Who's going this year? I've got my ticket sorted and just noticed 50% off tickits through groupon gutted!!


----------



## Alzak (Aug 31, 2010)

is the half day ticket any good for this show I will be allowed to see traders as well or is just for show?


----------



## wookey (Jul 13, 2007)

The Groupon offer is crap, I wouldn't worry.

Normal tickets for any day are £32. Groupon saves you 50% of this price but you can only go on the Sunday for half a day. I'd imagine that means no entry before 12pm on Sunday.


----------



## tur8o (Jun 11, 2009)

ASL1 will get u buy one get one free on standard all day tickets through the autosports website


----------



## Alzak (Aug 31, 2010)

tur8o thanks for that Mate


----------



## tmitch45 (Jul 29, 2006)

Arrr didn't read the small print so don't feel so gutted after all! WHos going then and what are you looking forwards to seeing??


----------



## Alzak (Aug 31, 2010)

Auto Finesse stand and new products lol


----------



## nick_mcuk (Jan 4, 2008)

for the 2nd year in a row I wont be going...usually go on the Friday Trade only day to avoid the chavvy masses on the public days.

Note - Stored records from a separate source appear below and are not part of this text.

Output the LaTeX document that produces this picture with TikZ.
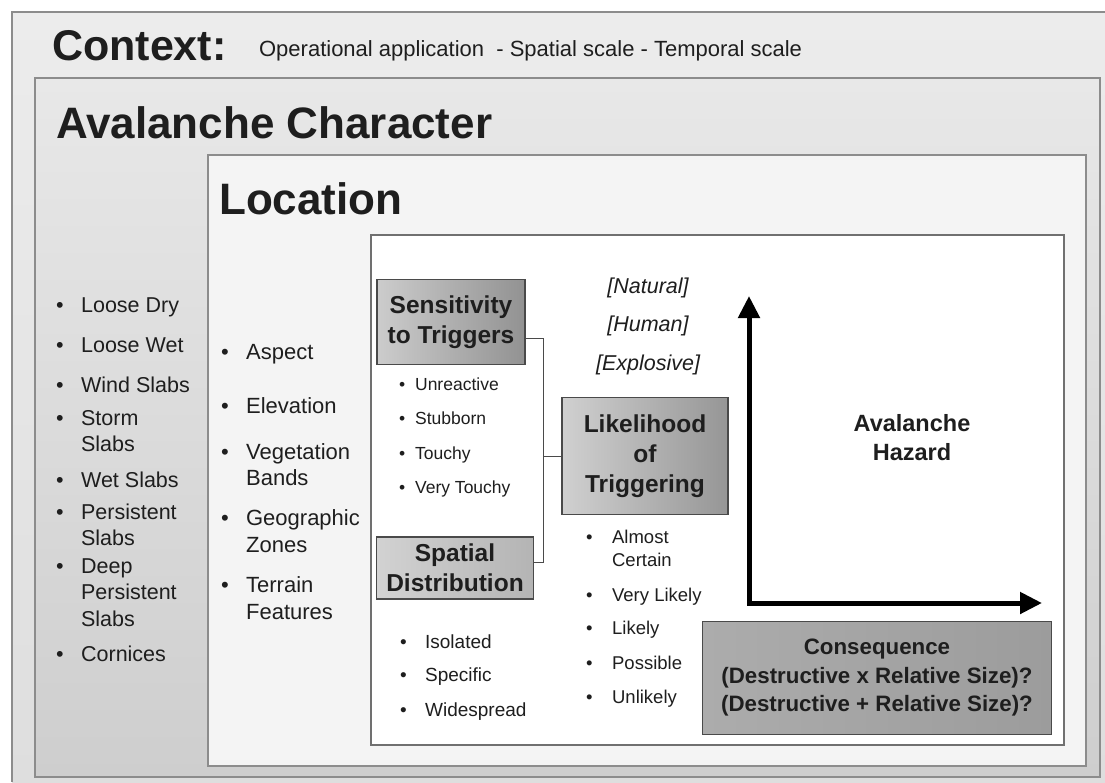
\documentclass[tikz,border=0pt]{standalone}
\usepackage{fontspec}
\setmainfont{Liberation Sans}
\usetikzlibrary{calc,arrows.meta}

\definecolor{rim}{HTML}{8C8C8C}
\definecolor{boxrim}{HTML}{4A4A4A}
\definecolor{ink}{HTML}{1E1E1E}

\tikzset{every picture/.style={line width=0.75pt}}
\tikzset{
  li/.style={anchor=base west, inner sep=0.75pt, text=ink, font=\fontsize{#1}{#1}\selectfont},
  ttl/.style={anchor=base west, inner sep=0.75pt, text=ink, font=\bfseries\fontsize{#1}{#1}\selectfont},
  bx/.style={draw=boxrim, line width=1.2pt, align=center, inner sep=0pt, text=ink,
    font=\bfseries\fontsize{24.5}{30}\selectfont},
  trg/.style={anchor=base, inner sep=0.75pt, text=ink, font=\itshape\fontsize{21.5}{25}\selectfont},
  link/.style={draw=boxrim, line width=1pt},
  axis/.style={line width=5pt, {Triangle[length=22pt,width=21pt]}-{Triangle[length=22pt,width=21pt]}}
}

\begin{document}
\begin{tikzpicture}[x=1pt,y=1pt,yscale=-1,xscale=1]
\useasboundingbox (0,0) rectangle (1105,782);

%Frames
\fill[white] (0,0) rectangle (1105,782);
\fill[top color={rgb,255:red,236;green,236;blue,236}, bottom color={rgb,255:red,222;green,222;blue,222}] (12,12) rectangle (1105,782);
\draw[rim, line width=1.2pt] (12,782) -- (12,12) -- (1105,12);
\draw[rim, line width=1.2pt, top color={rgb,255:red,232;green,232;blue,232}, bottom color={rgb,255:red,206;green,206;blue,206}] (35,78) rectangle (1100,777);
\draw[rim, line width=1.2pt, fill={rgb,255:red,244;green,244;blue,244}] (208,155) rectangle (1086,766);
\draw[rim!80!black, line width=1.2pt, fill=white] (371,235) rectangle (1064,745);

% Titles (y = baseline)
\node[ttl=43] (ctx) at (51,60) {Context:};
\node[li=22] (ctxsub) at (258,56) {Operational application \ - Spatial scale - Temporal scale};
\node[ttl=44] (avc) at (55,138) {Avalanche Character};
\node[ttl=44] (loc) at (218,214) {Location};

% Avalanche character list
\foreach \t/\y in {Loose Dry/305, Loose Wet/345, Wind Slabs/385, Storm/418, Slabs/444, Wet Slabs/480, Persistent/512, Slabs/538, Deep/566, Persistent/592, Slabs/619, Cornices/654}
  \node[li=21.5] (ch\y) at (80,\y+7.7) {\t};
\foreach \y in {305,345,385,418,480,512,566,654}
  \node[li=21.5] (chb\y) at (55,\y+7.7) {\textbullet};

% Location list
\foreach \t/\y in {Aspect/352, Elevation/406, Vegetation/452, Bands/478, Geographic/518, Zones/545, Terrain/585, Features/612}
  \node[li=22] (lc\y) at (245,\y+7.9) {\t};
\foreach \y in {352,406,452,518,585}
  \node[li=22] (lcb\y) at (220,\y+7.9) {\textbullet};

% Boxes
\node[bx, minimum width=148pt, minimum height=85pt, left color={rgb,255:red,204;green,204;blue,204}, right color={rgb,255:red,146;green,146;blue,146}] (sens) at (451,322) {Sensitivity\\to Triggers};
\node[bx, minimum width=166pt, minimum height=117pt, left color={rgb,255:red,208;green,208;blue,208}, right color={rgb,255:red,150;green,150;blue,150}] (likely) at (645,456) {Likelihood\\of\\Triggering};
\node[bx, minimum width=157pt, minimum height=62pt, left color={rgb,255:red,210;green,210;blue,210}, right color={rgb,255:red,180;green,180;blue,180}] (spatial) at (455,568) {Spatial\\Distribution};
\node[bx, minimum width=349pt, minimum height=113pt, font=\bfseries\fontsize{22.3}{28.5}\selectfont, left color={rgb,255:red,172;green,172;blue,172}, middle color={rgb,255:red,210;green,210;blue,210}, right color={rgb,255:red,156;green,156;blue,156}] (conseq) at (877,678) {Consequence\\(Destructive x Relative Size)?\\(Destructive + Relative Size)?};

% Connectors
\coordinate (jn) at ($(likely.west)+(-18,0)$);
\draw[link] ($(sens.east)+(0,16)$) -| (jn) |- ($(spatial.east)+(0,-6)$);
\draw[link] (jn) -- (likely.west);

% Sensitivity list
\foreach \t/\y in {Unreactive/384, Stubborn/418, Touchy/453, Very Touchy/487}
  {\node[li=17.5] (sn\y) at (414,\y+6.3) {\t};
   \node[li=17.5] (snb\y) at (398,\y+6.3) {\textbullet};}

% Spatial list
\foreach \t/\y in {Isolated/642, Specific/675, Widespread/710}
  {\node[li=19] (sp\y) at (424,\y+6.8) {\t};
   \node[li=19] (spb\y) at (399,\y+6.8) {\textbullet};}

% Likelihood list
\foreach \t/\y in {Almost/537, Certain/560, Very Likely/595, Likely/628, Possible/663, Unlikely/697}
  \node[li=18.5] (lk\y) at (611,\y+6.7) {\t};
\foreach \y in {537,595,628,663,697}
  \node[li=18.5] (lkb\y) at (585,\y+6.7) {\textbullet};

% Triggers
\node[trg] (nat) at (648,293) {[Natural]};
\node[trg] (hum) at (648,331) {[Human]};
\node[trg] (expl) at (648,370) {[Explosive]};

% Hazard axes
\coordinate (org) at (749,603);
\coordinate (ytop) at (749,296);
\coordinate (xend) at (1042,603);
\draw[axis] (ytop) -- (org) -- (xend);
\node[align=center, inner sep=0.75pt, text=ink, font=\bfseries\fontsize{23.5}{29}\selectfont] (haz) at (912,438) {Avalanche\\Hazard};

\end{tikzpicture}
\end{document}
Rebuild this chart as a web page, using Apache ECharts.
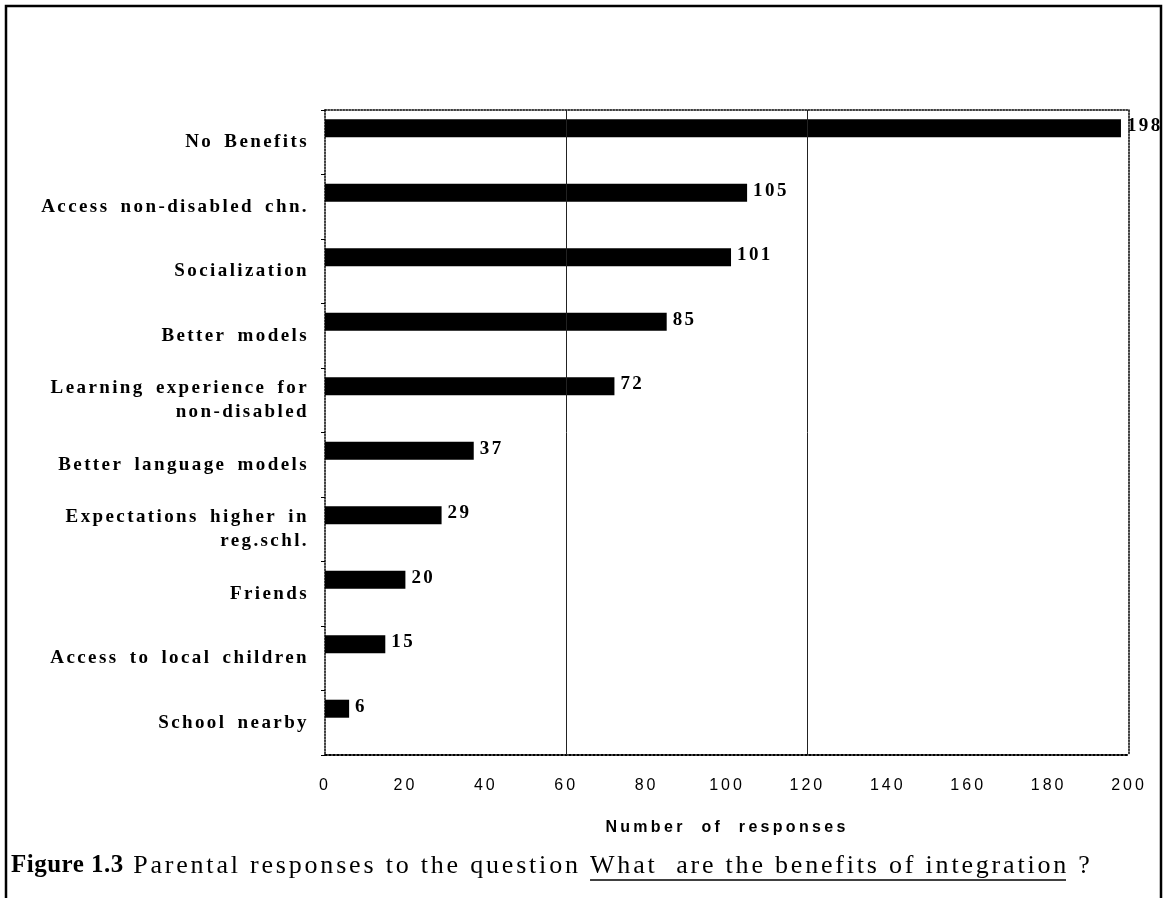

Sadly I am up to my eyes in product launches and year start stuff at work so wont be going


----------



## GR33N (Apr 5, 2009)

Im going on Sunday


----------



## Dodo Factory (Apr 11, 2007)

We have a stand there, PH section, as usual.


----------



## adlem (Jul 6, 2008)

I'm going on Saturday, I got paddock passes for £20 less than the advertised price each due to the mix-up last year


----------



## nick_mcuk (Jan 4, 2008)

Just gotten back from this years Autosports show, ok on the whole but lots of empty spots and to be honest the retail side of the show was pretty lame.

Probably wont bother going next year.....


----------



## tomlister (Dec 31, 2012)

tur8o said:


> ASL1 will get u buy one get one free on standard all day tickets through the autosports website


I tried this and it didnt work?!


----------



## danb85 (May 15, 2008)

Off in the morning - first time I've been


----------



## tomlister (Dec 31, 2012)

Any McLaren members going? I am! Looking forward to wasting half the day for a go in the simulator!!


----------